* **PROBLEM**
Reproduce the material word for word; the images stay out.
>> begin SUPPLIED DATA
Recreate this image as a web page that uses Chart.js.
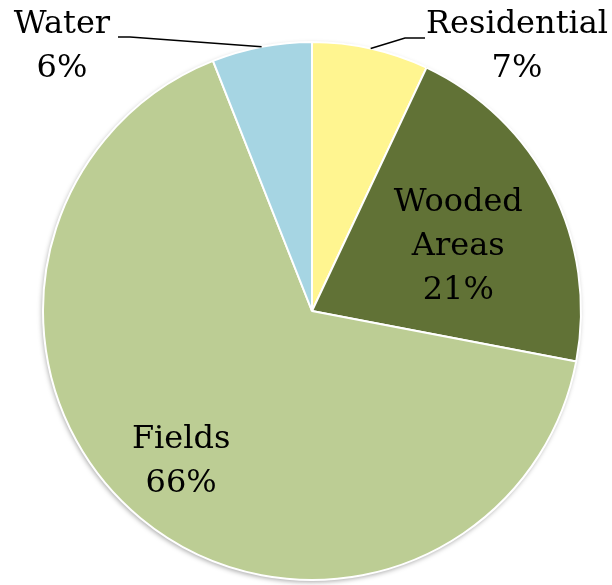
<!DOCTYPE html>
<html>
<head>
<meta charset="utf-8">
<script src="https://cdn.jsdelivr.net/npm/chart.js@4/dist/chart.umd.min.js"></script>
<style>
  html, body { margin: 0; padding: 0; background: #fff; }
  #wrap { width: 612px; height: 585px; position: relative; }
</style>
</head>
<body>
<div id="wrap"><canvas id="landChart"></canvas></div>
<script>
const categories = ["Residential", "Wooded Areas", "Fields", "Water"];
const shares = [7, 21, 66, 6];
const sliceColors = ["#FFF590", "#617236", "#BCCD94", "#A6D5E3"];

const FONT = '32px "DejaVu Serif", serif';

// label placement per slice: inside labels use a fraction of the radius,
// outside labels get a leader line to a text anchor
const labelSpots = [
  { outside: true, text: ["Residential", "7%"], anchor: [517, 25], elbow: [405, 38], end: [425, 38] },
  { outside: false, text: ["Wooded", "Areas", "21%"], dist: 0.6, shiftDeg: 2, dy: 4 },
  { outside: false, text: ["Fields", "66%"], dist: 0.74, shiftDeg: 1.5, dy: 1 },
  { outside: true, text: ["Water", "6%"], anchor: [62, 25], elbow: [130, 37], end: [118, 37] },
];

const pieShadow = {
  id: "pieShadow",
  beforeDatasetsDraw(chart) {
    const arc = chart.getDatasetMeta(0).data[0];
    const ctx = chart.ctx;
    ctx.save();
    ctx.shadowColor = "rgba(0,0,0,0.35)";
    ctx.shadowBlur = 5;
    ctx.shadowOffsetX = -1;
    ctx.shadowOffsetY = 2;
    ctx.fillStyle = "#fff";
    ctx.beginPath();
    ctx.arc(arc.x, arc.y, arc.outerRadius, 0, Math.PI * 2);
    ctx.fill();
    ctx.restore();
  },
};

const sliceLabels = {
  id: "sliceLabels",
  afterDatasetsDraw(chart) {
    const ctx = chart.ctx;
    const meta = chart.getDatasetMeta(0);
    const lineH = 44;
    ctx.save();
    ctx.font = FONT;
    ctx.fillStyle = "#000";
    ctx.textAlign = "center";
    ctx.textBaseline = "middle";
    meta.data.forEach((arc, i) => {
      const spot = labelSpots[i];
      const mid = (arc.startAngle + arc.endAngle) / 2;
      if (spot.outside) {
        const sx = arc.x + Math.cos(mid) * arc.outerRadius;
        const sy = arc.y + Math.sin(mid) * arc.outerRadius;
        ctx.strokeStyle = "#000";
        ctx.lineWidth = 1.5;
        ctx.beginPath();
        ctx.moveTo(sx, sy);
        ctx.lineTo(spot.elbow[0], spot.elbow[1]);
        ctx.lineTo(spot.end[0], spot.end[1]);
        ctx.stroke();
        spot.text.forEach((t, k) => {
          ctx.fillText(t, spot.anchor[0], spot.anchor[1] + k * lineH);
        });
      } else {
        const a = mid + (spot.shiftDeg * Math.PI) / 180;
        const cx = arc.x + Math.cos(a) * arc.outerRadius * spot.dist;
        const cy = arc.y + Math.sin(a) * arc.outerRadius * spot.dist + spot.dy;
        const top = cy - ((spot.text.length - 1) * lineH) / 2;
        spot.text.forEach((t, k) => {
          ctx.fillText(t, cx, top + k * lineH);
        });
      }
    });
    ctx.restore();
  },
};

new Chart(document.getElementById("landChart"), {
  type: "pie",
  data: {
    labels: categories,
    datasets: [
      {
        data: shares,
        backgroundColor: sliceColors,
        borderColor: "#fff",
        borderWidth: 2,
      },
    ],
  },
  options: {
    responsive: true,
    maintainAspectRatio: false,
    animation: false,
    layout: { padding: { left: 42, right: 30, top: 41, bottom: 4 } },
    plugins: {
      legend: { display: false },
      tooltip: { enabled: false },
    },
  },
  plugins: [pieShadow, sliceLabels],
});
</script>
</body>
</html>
>> end SUPPLIED DATA
* **SOLUTION TO THIS PROBLEM**
Recreate this image as a web page that uses Chart.js.
<!DOCTYPE html>
<html>
<head>
<meta charset="utf-8">
<script src="https://cdn.jsdelivr.net/npm/chart.js@4/dist/chart.umd.min.js"></script>
<style>
  html, body { margin: 0; padding: 0; background: #fff; }
  #wrap { width: 612px; height: 585px; position: relative; }
</style>
</head>
<body>
<div id="wrap"><canvas id="landChart"></canvas></div>
<script>
const categories = ["Residential", "Wooded Areas", "Fields", "Water"];
const shares = [7, 21, 66, 6];
const sliceColors = ["#FFF590", "#617236", "#BCCD94", "#A6D5E3"];

const FONT = '32px "DejaVu Serif", serif';

// label placement per slice: inside labels use a fraction of the radius,
// outside labels get a leader line to a text anchor
const labelSpots = [
  { outside: true, text: ["Residential", "7%"], anchor: [517, 25], elbow: [405, 38], end: [425, 38] },
  { outside: false, text: ["Wooded", "Areas", "21%"], dist: 0.6, shiftDeg: 2, dy: 4 },
  { outside: false, text: ["Fields", "66%"], dist: 0.74, shiftDeg: 1.5, dy: 1 },
  { outside: true, text: ["Water", "6%"], anchor: [62, 25], elbow: [130, 37], end: [118, 37] },
];

const pieShadow = {
  id: "pieShadow",
  beforeDatasetsDraw(chart) {
    const arc = chart.getDatasetMeta(0).data[0];
    const ctx = chart.ctx;
    ctx.save();
    ctx.shadowColor = "rgba(0,0,0,0.35)";
    ctx.shadowBlur = 5;
    ctx.shadowOffsetX = -1;
    ctx.shadowOffsetY = 2;
    ctx.fillStyle = "#fff";
    ctx.beginPath();
    ctx.arc(arc.x, arc.y, arc.outerRadius, 0, Math.PI * 2);
    ctx.fill();
    ctx.restore();
  },
};

const sliceLabels = {
  id: "sliceLabels",
  afterDatasetsDraw(chart) {
    const ctx = chart.ctx;
    const meta = chart.getDatasetMeta(0);
    const lineH = 44;
    ctx.save();
    ctx.font = FONT;
    ctx.fillStyle = "#000";
    ctx.textAlign = "center";
    ctx.textBaseline = "middle";
    meta.data.forEach((arc, i) => {
      const spot = labelSpots[i];
      const mid = (arc.startAngle + arc.endAngle) / 2;
      if (spot.outside) {
        const sx = arc.x + Math.cos(mid) * arc.outerRadius;
        const sy = arc.y + Math.sin(mid) * arc.outerRadius;
        ctx.strokeStyle = "#000";
        ctx.lineWidth = 1.5;
        ctx.beginPath();
        ctx.moveTo(sx, sy);
        ctx.lineTo(spot.elbow[0], spot.elbow[1]);
        ctx.lineTo(spot.end[0], spot.end[1]);
        ctx.stroke();
        spot.text.forEach((t, k) => {
          ctx.fillText(t, spot.anchor[0], spot.anchor[1] + k * lineH);
        });
      } else {
        const a = mid + (spot.shiftDeg * Math.PI) / 180;
        const cx = arc.x + Math.cos(a) * arc.outerRadius * spot.dist;
        const cy = arc.y + Math.sin(a) * arc.outerRadius * spot.dist + spot.dy;
        const top = cy - ((spot.text.length - 1) * lineH) / 2;
        spot.text.forEach((t, k) => {
          ctx.fillText(t, cx, top + k * lineH);
        });
      }
    });
    ctx.restore();
  },
};

new Chart(document.getElementById("landChart"), {
  type: "pie",
  data: {
    labels: categories,
    datasets: [
      {
        data: shares,
        backgroundColor: sliceColors,
        borderColor: "#fff",
        borderWidth: 2,
      },
    ],
  },
  options: {
    responsive: true,
    maintainAspectRatio: false,
    animation: false,
    layout: { padding: { left: 42, right: 30, top: 41, bottom: 4 } },
    plugins: {
      legend: { display: false },
      tooltip: { enabled: false },
    },
  },
  plugins: [pieShadow, sliceLabels],
});
</script>
</body>
</html>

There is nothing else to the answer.